Ethan Kleinberg, director of the Center for the Humanities, is the author of Haunting History: For a Deconstructive Approach to the Past, published by Stanford University Press in August 2017.

“Haunting History is about the ways we think about the past and ‘do’ history at a moment when the digital revolution is changing how we conduct research, store materials, and even write,” Kleinberg said. “In it I argue that many of strategies for writing about, but also understanding the past, are conditioned by the analog practices of the previous century which has served to create the illusion that the past can be studied like an object held in your hand or placed under a microscope.”

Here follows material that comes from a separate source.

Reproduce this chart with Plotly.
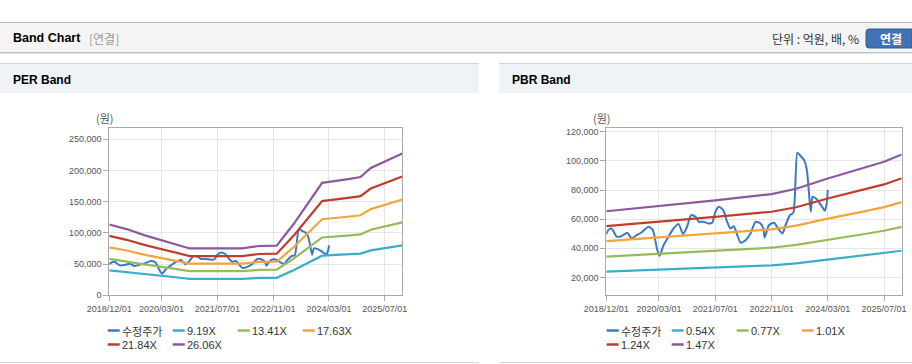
import plotly.graph_objects as go

# ---------------- data ----------------
price_dates = ["2018-12-01","2018-12-18","2019-01-16","2019-03-01","2019-04-12","2019-06-01","2019-07-08",
               "2019-08-20","2019-10-04","2019-12-01","2020-01-08","2020-02-12","2020-03-05","2020-04-10",
               "2020-05-22","2020-07-05","2020-08-18","2020-09-25","2020-10-30","2020-12-04","2021-01-11",
               "2021-02-09","2021-03-22","2021-05-05","2021-06-04","2021-07-02","2021-08-01","2021-09-08",
               "2021-10-12","2021-11-10","2021-12-09","2022-01-08","2022-02-06","2022-03-20","2022-05-02",
               "2022-06-15","2022-07-28","2022-08-21","2022-09-02","2022-10-09","2022-11-22","2022-12-27",
               "2023-02-03","2023-03-02","2023-04-09","2023-05-08","2023-06-12","2023-07-10","2023-08-09",
               "2023-09-02","2023-09-16","2023-10-06","2023-10-21","2023-11-05","2023-11-28","2024-01-02",
               "2024-02-06","2024-02-23","2024-03-01"]
price_values = [49800,52500,53600,48000,48400,50700,46800,49000,51000,54800,52500,40000,34700,42200,
                48000,53600,56600,49800,54800,62800,61700,58200,58200,57000,57500,65000,68500,66200,
                58200,53600,55200,49000,43800,45600,50200,58200,57000,53600,47500,56000,57500,53600,
                50200,56000,62800,64400,105600,103300,100600,93700,82200,65000,75400,75000,73600,69700,
                65800,72000,80000]

eps_dates = ["2018-12-01","2019-05-01","2019-10-01","2020-03-01","2020-07-01","2020-11-01","2021-07-01",
             "2022-02-01","2022-07-01","2022-12-01","2023-05-01","2024-01-01","2024-09-01","2024-12-01",
             "2025-03-01","2025-12-01"]
eps_values = [4355,4070,3700,3400,3150,2880,2880,2880,3030,3050,4410,6910,7160,7270,7830,8710]
per_multiples = [9.19, 13.41, 17.63, 21.84, 26.06]
per_labels = ["9.19X", "13.41X", "17.63X", "21.84X", "26.06X"]

bps_dates = ["2018-12-01","2020-03-01","2021-07-01","2022-11-01","2023-06-01","2024-03-01",
             "2025-01-01","2025-07-01","2025-12-01"]
bps_values = [44500,46900,49600,52500,55000,59800,64500,67600,71000]
pbr_multiples = [0.54, 0.77, 1.01, 1.24, 1.47]
pbr_labels = ["0.54X", "0.77X", "1.01X", "1.24X", "1.47X"]

price_name = "수정주가"
x_ticks = ["2018-12-01","2020-03-01","2021-07-01","2022-11-01","2024-03-01","2025-07-01"]
x_ticktext = ["2018/12/01","2020/03/01","2021/07/01","2022/11/01","2024/03/01","2025/07/01"]
per_yticks = [0, 50000, 100000, 150000, 200000, 250000]
pbr_yticks = [20000, 40000, 60000, 80000, 100000, 120000]

colors = ["#3b78c8", "#3aaec6", "#97bb5a", "#f4a43c", "#c23b2b", "#8a5a9e"]

W, H = 912, 364
def X(px): return px / W
def Y(py): return 1 - py / H

FONT = "Liberation Sans, Arial, Noto Sans CJK KR, sans-serif"
KFONT = "Noto Sans CJK KR, Liberation Sans, sans-serif"

fig = go.Figure()

fig.add_trace(go.Scatter(x=price_dates, y=price_values, mode="lines", name=price_name,
                         line=dict(color=colors[0], width=2, shape="spline", smoothing=0.6),
                         xaxis="x", yaxis="y", showlegend=False))
for i, m in enumerate(per_multiples):
    fig.add_trace(go.Scatter(x=eps_dates, y=[e * m for e in eps_values], mode="lines", name=per_labels[i],
                             line=dict(color=colors[i + 1], width=2.2), xaxis="x", yaxis="y", showlegend=False))
fig.add_trace(go.Scatter(x=price_dates, y=price_values, mode="lines", name=price_name,
                         line=dict(color=colors[0], width=2, shape="spline", smoothing=0.6),
                         xaxis="x2", yaxis="y2", showlegend=False))
for i, m in enumerate(pbr_multiples):
    fig.add_trace(go.Scatter(x=bps_dates, y=[b * m for b in bps_values], mode="lines", name=pbr_labels[i],
                             line=dict(color=colors[i + 1], width=2.2), xaxis="x2", yaxis="y2", showlegend=False))

axis_common = dict(showgrid=True, gridcolor="#e6e6e6", gridwidth=1, showline=True, linecolor="#aaaaaa",
                   linewidth=1, mirror=True, ticks="outside", ticklen=5, tickcolor="#aaaaaa",
                   tickfont=dict(family=FONT, size=9, color="#555555"), zeroline=False, fixedrange=True,
                   automargin=False)

fig.update_layout(
    width=W, height=H, autosize=False, margin=dict(l=0, r=0, t=0, b=0, pad=0, autoexpand=False),
    paper_bgcolor="white", plot_bgcolor="white", showlegend=False,
    xaxis=dict(domain=[X(109.3), X(402.3)], range=["2018-12-01", "2025-12-01"], type="date",
               tickvals=x_ticks, ticktext=x_ticktext, anchor="y", **axis_common),
    yaxis=dict(domain=[Y(295.3), Y(128.3)], range=[0, 267500], tickvals=per_yticks,
               tickformat=",d", anchor="x", **axis_common),
    xaxis2=dict(domain=[X(606.3), X(901.7)], range=["2018-12-01", "2025-12-01"], type="date",
                tickvals=x_ticks, ticktext=x_ticktext, anchor="y2", **axis_common),
    yaxis2=dict(domain=[Y(295.3), Y(128.3)], range=[7800, 122300], tickvals=pbr_yticks,
                tickformat=",d", anchor="x2", **axis_common),
)

shapes = []
annotations = []

def rect(x0, y0, x1, y1, fill, layer="below"):
    shapes.append(dict(type="rect", xref="paper", yref="paper", x0=X(x0), x1=X(x1), y0=Y(y1), y1=Y(y0),
                       fillcolor=fill, line=dict(width=0), layer=layer))

def hline(x0, x1, y, color, width=1):
    shapes.append(dict(type="line", xref="paper", yref="paper", x0=X(x0), x1=X(x1), y0=Y(y), y1=Y(y),
                       line=dict(color=color, width=width), layer="below"))

def text(x, y, s, size=12, color="#000", bold=False, xanchor="left", family=KFONT):
    t = f"<b>{s}</b>" if bold else s
    annotations.append(dict(xref="paper", yref="paper", x=X(x), y=Y(y), text=t, showarrow=False,
                            xanchor=xanchor, yanchor="middle", borderpad=0,
                            font=dict(family=family, size=size, color=color)))

# header
hline(0, 912, 22.5, "#bdbdbd", 1)
rect(0, 23, 912, 52, "#f4f4f4")
hline(0, 912, 52.5, "#c4c4c4", 1)
hline(0, 912, 53.5, "#e2e2e2", 1)
text(12, 38, "Band Chart", size=12.5, bold=True, family=FONT)
text(88, 38.5, "[연결]", size=12, color="#999999")
text(860, 38.5, "단위 : 억원, 배, %", size=12, color="#333333", xanchor="right")
bx0, bx1, by0, by1, r = 866, 912, 29, 48, 3
path = (f"M {X(bx0+r)},{Y(by0)} L {X(bx1)},{Y(by0)} L {X(bx1)},{Y(by1)} L {X(bx0+r)},{Y(by1)} "
        f"Q {X(bx0)},{Y(by1)} {X(bx0)},{Y(by1-r)} L {X(bx0)},{Y(by0+r)} Q {X(bx0)},{Y(by0)} {X(bx0+r)},{Y(by0)} Z")
shapes.append(dict(type="path", xref="paper", yref="paper", path=path, fillcolor="#4073b5",
                   line=dict(color="#2f5e9c", width=1), layer="below"))
text(891, 38.5, "연결", size=12, color="white", bold=True, xanchor="center")

for px0, px1, title in [(0, 479, "PER Band"), (499, 912, "PBR Band")]:
    hline(px0, px1, 63.5, "#d2d2d2", 1)
    rect(px0, 64, px1, 93, "#eff2f7")
    hline(px0, px1, 362.5, "#d6d6d6", 1)
    text(px0 + 12, 80, title, size=12, bold=True, family=FONT)

text(105, 118, "(원)", size=11, color="#555555", xanchor="center")
text(602, 118, "(원)", size=11, color="#555555", xanchor="center")

def legend(base_x, names):
    for k, nm in enumerate(names):
        row, col = divmod(k, 4)
        lx = base_x + col * 65
        ly = 330.5 + row * 14
        shapes.append(dict(type="line", xref="paper", yref="paper", x0=X(lx), x1=X(lx + 12), y0=Y(ly), y1=Y(ly),
                           line=dict(color=colors[k], width=2.5), layer="above"))
        text(lx + 13, ly, nm, size=11, color="#333333", family=FONT if k else KFONT)

legend(107.7, [price_name] + per_labels)
legend(606.7, [price_name] + pbr_labels)

fig.update_layout(shapes=shapes, annotations=annotations)
fig.write_html("out.html", config={"responsive": False, "displayModeBar": False},
               post_script="document.body.style.margin='0';document.body.style.padding='0';document.body.style.overflow='hidden';")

The past — by definition — is gone and thus has no definite properties or perhaps we can say that is has latent properties that are activated when we do history, Kleinberg explained. “But this activation of the past is always partial leaving remains that are hidden or dormant. This is a past that is absent but haunts us and can return in ways that disturb our conventional historical narratives and understanding of what the past and history is.”

To account for this play of absence and presence, Kleinberg advocate for a “hauntological” approach to the past.

The term “hauntology” is meant to expose the ways that historians take the spectral haunting absent past and silently replace it with a representation of it that appears to have the properties and essence of a present object.

“The hauntological approach is one that is attuned to the way the past, like a ghost, is both present and absent. But it also allows one to imagine a narrative of multiple or seemingly conflicting pasts that would be impossible to present in a traditional monograph but can be accommodated in the digital realm,” he said.

The discipline of history is facing a paradigm shift, Kleinberg explained, and historians whose mindsets were formed and constrained by print must now confront the changes that digital media makes in every aspect of their discipline. One part of this shift is the possibility of reconceptualizing historical works as multimodal, multi-temporal, and multi-media so as to resist the presentation and restrictions of a monolithic temporal narrative. In these models, time and space is, or can be, out of joint and it is in this way that way that new forms align with a hauntological narrative reconstruction focused on non-simultaneity, divergent historical paths, the instability of time, and the play of presence and absence.

“The book is an intervention in, or perhaps even a polemic against, the discipline of history and thus it is directed at historians and scholars who work in this field but it is written for anyone who is interested in the ways we deal with and come to represent the past…oh, and for anyone who likes a good ghost story,” Kleinberg said.

The book appears in Stanford University Press’s Meridian: Crossing Aesthetics, a selected series of books that explore literature, painting, music, architecture–and their theoretical phrasing, and present investigations in philosophy, literary theory, psychoanalysis, ethnology, politics, and history while recharting the territory of the aesthetic and disclosing new horizons for critical thought.

Kleinberg also is professor of history, professor of letters and executive editor of History and Theory.

On Sept. 28, Kleinberg will offer a talk and book signing at the Wesleyan RJ Julia Bookstore. In September, he will present a series of lectures and workshops on Haunting History at Toyo University in Tokyo, Japan. In October, he will attend a panel discussion devoted to the book at New York University. In March 2018, Kleinberg will give a series of lectures at the Université Bordeaux Montaigne as a visiting professor of philosophy and speak as a panelist at the European Social Science History Conference in Belfast, Ireland. In May, he will attend another panel discussion on Haunting History at Stanford University.